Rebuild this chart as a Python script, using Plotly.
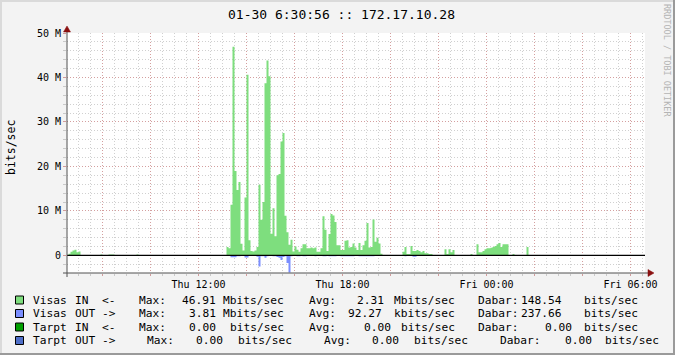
import plotly.graph_objects as go
import pandas as pd

# ---------------- data (Mbit/s, 5-minute samples) ----------------
STEP = "5min"
series_start = "2015-01-29 06:30"
series_end = "2015-01-30 06:35"

# Visas IN, segments of consecutive samples (start time -> values)
in_0635 = [0.4, 0.8, 1.1, 1.3, 0.7, 0.9]
in_0755 = [0.2]
in_0815 = [0.2, 0.2, 0.2]
in_0925 = [0.2]
in_1310 = [1.9, 1.6, 11.4, 46.91, 19.0, 14.7, 16.5, 2.6, 1.1, 13.0,
           40.6, 3.4, 1.0, 0.9, 1.1, 1.9, 15.9, 8.0, 12.0, 38.7,
           43.8, 40.3, 4.9, 10.6, 4.3, 18.0, 18.3, 25.6, 27.5, 8.9,
           5.2, 2.4, 3.5, 0.9, 2.0, 1.3, 0.8, 1.6, 2.5, 2.5,
           1.6, 1.6, 1.8, 1.6, 1.8, 0.8, 0.8, 1.6, 8.8, 5.8,
           1.0, 4.8, 9.3, 9.0, 7.5, 2.3, 2.3, 1.2, 1.2, 3.3,
           3.4, 1.8, 1.9, 2.7, 1.8, 1.2, 2.8, 1.2, 2.3, 3.3,
           7.3, 1.8, 1.9, 8.1, 3.1, 4.0, 2.7, 0.4]
in_2030 = [0.8, 1.9, 0.3, 0.3, 2.1, 1.0, 1.0, 1.2, 1.0, 0.7, 1.0, 0.5, 0.5, 0.3, 0.3]
in_2215 = [1.4, 0.3, 1.4, 0.7, 1.2]
in_2320 = [0.3]
in_2335 = [2.5, 0.7, 0.7, 1.0, 1.4, 1.6, 1.6, 1.7, 1.9, 2.1, 2.5, 2.8, 1.9, 2.5, 2.5, 2.5]
in_0105 = [0.3]
in_0140 = [1.9]

# Visas OUT (positive values, drawn downwards)
out_1310 = [0, 0, 0.4, 0.4, 0.4, 0.2, 0.2, 0, 0, 0.45,
            0.45, 0, 0, 0, 0, 0.3, 2.5, 0.2, 0.2, 0.5,
            0.2, 0, 0, 0.2, 0.2, 0.35, 0.5, 1.0, 0.35, 0.2,
            1.7, 3.81, 0.2, 0, 0, 0.2, 0.2, 0, 0.2, 0.2,
            0, 0, 0, 0, 0.2, 0, 0, 0, 0.2, 0.2,
            0, 0.2, 0.2, 0.2, 0.2, 0, 0, 0.2, 0.2, 0.2,
            0.2, 0.2, 0.2, 0.2, 0, 0, 0.2, 0.2, 0.2, 0.2,
            0.2, 0.2, 0.2, 0.2, 0, 0, 0, 0]
out_2030 = [0, 0.2, 0, 0, 0, 0.3, 0.3]

in_segments = {
    "2015-01-29 06:35": in_0635, "2015-01-29 07:55": in_0755,
    "2015-01-29 08:15": in_0815, "2015-01-29 09:25": in_0925,
    "2015-01-29 13:10": in_1310, "2015-01-29 20:30": in_2030,
    "2015-01-29 22:15": in_2215, "2015-01-29 23:20": in_2320,
    "2015-01-29 23:35": in_2335, "2015-01-30 01:05": in_0105,
    "2015-01-30 01:40": in_0140,
}
out_segments = {"2015-01-29 13:10": out_1310, "2015-01-29 20:30": out_2030}

y_tick_vals = [0, 10, 20, 30, 40, 50]
y_tick_text = ["0", "10 M", "20 M", "30 M", "40 M", "50 M"]
x_label_times = ["2015-01-29 12:00", "2015-01-29 18:00", "2015-01-30 00:00", "2015-01-30 06:00"]
x_label_text = ["Thu 12:00", "Thu 18:00", "Fri 00:00", "Fri 06:00"]

legend_rows = [
    ["Visas", "IN", "<-", "Max:", "46.91", "Mbits/sec", "Avg:", "2.31", "Mbits/sec", "Dabar:", "148.54", "bits/sec"],
    ["Visas", "OUT", "->", "Max:", "3.81", "Mbits/sec", "Avg:", "92.27", "kbits/sec", "Dabar:", "237.66", "bits/sec"],
    ["Tarpt", "IN", "<-", "Max:", "0.00", "bits/sec", "Avg:", "0.00", "bits/sec", "Dabar:", "0.00", "bits/sec"],
    ["Tarpt", "OUT", "->", "Max:", "0.00", "bits/sec", "Avg:", "0.00", "bits/sec", "Dabar:", "0.00", "bits/sec"],
]

# ---------------- styling / layout ----------------
C_IN = "#7EDE7E"
C_OUT = "#7B8EFF"
C_TIN = "#00A000"
C_TOUT = "#4F6FC8"
swatch_colors = [C_IN, C_OUT, C_TIN, C_TOUT]
MONO = "DejaVu Sans Mono"

W, H = 675, 355
PL, PR, PT, PB = 67, 645, 33, 273   # plot area in pixels


def px(x):
    return (x - PL) / (PR - PL)


def py(y):
    return (PB - y) / (PB - PT)


idx = pd.date_range(series_start, series_end, freq=STEP)


def build(segments, sign=1.0):
    s = pd.Series(0.0, index=idx)
    for start, vals in segments.items():
        r = pd.date_range(start, periods=len(vals), freq=STEP)
        s.loc[r] = [sign * v for v in vals]
    return s


s_in = build(in_segments)
s_out = build(out_segments, -1.0)

fig = go.Figure()
fig.add_trace(go.Scatter(x=idx, y=s_in.values, mode="lines", line=dict(width=0, shape="hv"),
                         fill="tozeroy", fillcolor=C_IN, hoverinfo="skip", showlegend=False))
fig.add_trace(go.Scatter(x=idx, y=s_out.values, mode="lines", line=dict(width=0, shape="hv"),
                         fill="tozeroy", fillcolor=C_OUT, hoverinfo="skip", showlegend=False))

major_x = pd.date_range("2015-01-29 08:00", "2015-01-30 06:00", freq="2h")
major_x_text = []
for t in major_x:
    k = t.strftime("%Y-%m-%d %H:%M")
    major_x_text.append(x_label_text[x_label_times.index(k)] if k in x_label_times else "")

MGRID = "rgba(215,110,110,0.5)"
GRID = "rgba(150,150,150,0.45)"
DASH = "1px,2px"

fig.update_layout(
    width=W, height=H, autosize=False,
    margin=dict(l=PL, r=W - PR, t=PT, b=H - PB),
    paper_bgcolor="#F3F3F3", plot_bgcolor="#FFFFFF",
    showlegend=False,
    font=dict(family=MONO, color="#000000"),
    xaxis=dict(
        type="date", range=["2015-01-29 06:31:15", "2015-01-30 06:36:15"],
        tickvals=list(major_x), ticktext=major_x_text,
        showgrid=True, gridcolor=MGRID, griddash=DASH, gridwidth=1,
        ticks="outside", ticklen=2, tickcolor=MGRID,
        minor=dict(dtick=1800000, tick0="2015-01-29 00:00", showgrid=True, gridcolor=GRID,
                   griddash=DASH, ticks="outside", ticklen=2, tickcolor=GRID),
        tickfont=dict(family=MONO, size=10), zeroline=False, showline=False,
        fixedrange=True,
    ),
    yaxis=dict(
        range=[-3.95, 50], tickvals=y_tick_vals, ticktext=y_tick_text,
        showgrid=True, gridcolor=MGRID, griddash=DASH,
        ticks="outside", ticklen=3, tickcolor=MGRID,
        minor=dict(dtick=2, tick0=0, showgrid=True, gridcolor=GRID, griddash=DASH,
                   ticks="outside", ticklen=3, tickcolor=GRID),
        tickfont=dict(family=MONO, size=10), zeroline=False, showline=False,
        fixedrange=True,
    ),
)

shapes = []
# zero rule
shapes.append(dict(type="line", xref="paper", yref="y", x0=0, x1=1, y0=0, y1=0,
                   line=dict(color="#000000", width=1.2), layer="above"))
AX = "#505050"
# axes
shapes.append(dict(type="line", xref="paper", yref="paper", x0=px(63), x1=px(649), y0=0, y1=0,
                   line=dict(color=AX, width=1), layer="above"))
shapes.append(dict(type="line", xref="paper", yref="paper", x0=0, x1=0, y0=py(277), y1=py(29),
                   line=dict(color=AX, width=1), layer="above"))
ARROW = "#8A1010"


def tri(points):
    p = " L ".join(f"{px(a):.5f},{py(b):.5f}" for a, b in points)
    return "M " + p + " Z"


shapes.append(dict(type="path", xref="paper", yref="paper",
                   path=tri([(648, PB - 3.5), (654, PB), (648, PB + 3.5)]),
                   fillcolor=ARROW, line=dict(color=ARROW, width=0.5), layer="above"))
shapes.append(dict(type="path", xref="paper", yref="paper",
                   path=tri([(PL - 3.5, 32), (PL, 26), (PL + 3.5, 32)]),
                   fillcolor=ARROW, line=dict(color=ARROW, width=0.5), layer="above"))
# image frame (shade)
shapes.append(dict(type="rect", xref="paper", yref="paper", x0=px(0), x1=px(2), y0=py(H), y1=py(0),
                   fillcolor="#DADADA", line=dict(width=0), layer="below"))
shapes.append(dict(type="rect", xref="paper", yref="paper", x0=px(0), x1=px(W), y0=py(2), y1=py(0),
                   fillcolor="#DADADA", line=dict(width=0), layer="below"))
shapes.append(dict(type="rect", xref="paper", yref="paper", x0=px(W - 2), x1=px(W), y0=py(H), y1=py(0),
                   fillcolor="#9A9A9A", line=dict(width=0), layer="below"))
shapes.append(dict(type="rect", xref="paper", yref="paper", x0=px(0), x1=px(W), y0=py(H), y1=py(H - 2),
                   fillcolor="#9A9A9A", line=dict(width=0), layer="below"))

annotations = []
# title
annotations.append(dict(text="01-30 6:30:56 :: 172.17.10.28", xref="paper", yref="paper",
                        x=px(341), y=py(14), xanchor="center", yanchor="middle", showarrow=False,
                        font=dict(family=MONO, size=13, color="#000000")))
# y title
annotations.append(dict(text="bits/sec", xref="paper", yref="paper", x=px(11), y=py(148),
                        xanchor="center", yanchor="middle", textangle=-90, showarrow=False,
                        font=dict(family=MONO, size=11.5, color="#000000")))
# watermark
annotations.append(dict(text="RRDTOOL / TOBI OETIKER", xref="paper", yref="paper", x=px(667), y=py(60),
                        xanchor="center", yanchor="middle", textangle=90, showarrow=False,
                        font=dict(family=MONO, size=8.5, color="#B4B4B4")))

row_y = [300, 313.5, 327, 340.5]
col_x = [
    [31, 73, 100, 137, 180, 221, 307, 355, 392, 476, 519, 582],
    [31, 73, 100, 137, 187, 221, 307, 346, 392, 476, 519, 582],
    [31, 73, 100, 137, 187, 228, 307, 362, 399, 476, 543, 582],
    [31, 73, 100, 145, 194, 236, 322, 370, 412, 498, 563, 603],
]
for r, (tokens, yy) in enumerate(zip(legend_rows, row_y)):
    shapes.append(dict(type="rect", xref="paper", yref="paper",
                       x0=px(15.5), x1=px(23.5), y0=py(yy + 4), y1=py(yy - 4),
                       fillcolor=swatch_colors[r], line=dict(color="#000000", width=1), layer="above"))
    for tok, xx in zip(tokens, col_x[r]):
        annotations.append(dict(text=tok, xref="paper", yref="paper", x=px(xx - 0.5), y=py(yy),
                                xanchor="left", yanchor="middle", showarrow=False,
                                font=dict(family=MONO, size=11.2, color="#000000")))

fig.update_layout(shapes=shapes, annotations=annotations)
fig.write_html("out.html")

######

### DIRECTIONS FOR THIS TASK
From the first line above through the line containing "out_2030 = [0, 0.2, 0, 0, 0, 0.3, 0.3]", copy everything exactly, without the pictures.

### ANSWER BELOW
Rebuild this chart as a Python script, using Plotly.
import plotly.graph_objects as go
import pandas as pd

# ---------------- data (Mbit/s, 5-minute samples) ----------------
STEP = "5min"
series_start = "2015-01-29 06:30"
series_end = "2015-01-30 06:35"

# Visas IN, segments of consecutive samples (start time -> values)
in_0635 = [0.4, 0.8, 1.1, 1.3, 0.7, 0.9]
in_0755 = [0.2]
in_0815 = [0.2, 0.2, 0.2]
in_0925 = [0.2]
in_1310 = [1.9, 1.6, 11.4, 46.91, 19.0, 14.7, 16.5, 2.6, 1.1, 13.0,
           40.6, 3.4, 1.0, 0.9, 1.1, 1.9, 15.9, 8.0, 12.0, 38.7,
           43.8, 40.3, 4.9, 10.6, 4.3, 18.0, 18.3, 25.6, 27.5, 8.9,
           5.2, 2.4, 3.5, 0.9, 2.0, 1.3, 0.8, 1.6, 2.5, 2.5,
           1.6, 1.6, 1.8, 1.6, 1.8, 0.8, 0.8, 1.6, 8.8, 5.8,
           1.0, 4.8, 9.3, 9.0, 7.5, 2.3, 2.3, 1.2, 1.2, 3.3,
           3.4, 1.8, 1.9, 2.7, 1.8, 1.2, 2.8, 1.2, 2.3, 3.3,
           7.3, 1.8, 1.9, 8.1, 3.1, 4.0, 2.7, 0.4]
in_2030 = [0.8, 1.9, 0.3, 0.3, 2.1, 1.0, 1.0, 1.2, 1.0, 0.7, 1.0, 0.5, 0.5, 0.3, 0.3]
in_2215 = [1.4, 0.3, 1.4, 0.7, 1.2]
in_2320 = [0.3]
in_2335 = [2.5, 0.7, 0.7, 1.0, 1.4, 1.6, 1.6, 1.7, 1.9, 2.1, 2.5, 2.8, 1.9, 2.5, 2.5, 2.5]
in_0105 = [0.3]
in_0140 = [1.9]

# Visas OUT (positive values, drawn downwards)
out_1310 = [0, 0, 0.4, 0.4, 0.4, 0.2, 0.2, 0, 0, 0.45,
            0.45, 0, 0, 0, 0, 0.3, 2.5, 0.2, 0.2, 0.5,
            0.2, 0, 0, 0.2, 0.2, 0.35, 0.5, 1.0, 0.35, 0.2,
            1.7, 3.81, 0.2, 0, 0, 0.2, 0.2, 0, 0.2, 0.2,
            0, 0, 0, 0, 0.2, 0, 0, 0, 0.2, 0.2,
            0, 0.2, 0.2, 0.2, 0.2, 0, 0, 0.2, 0.2, 0.2,
            0.2, 0.2, 0.2, 0.2, 0, 0, 0.2, 0.2, 0.2, 0.2,
            0.2, 0.2, 0.2, 0.2, 0, 0, 0, 0]
out_2030 = [0, 0.2, 0, 0, 0, 0.3, 0.3]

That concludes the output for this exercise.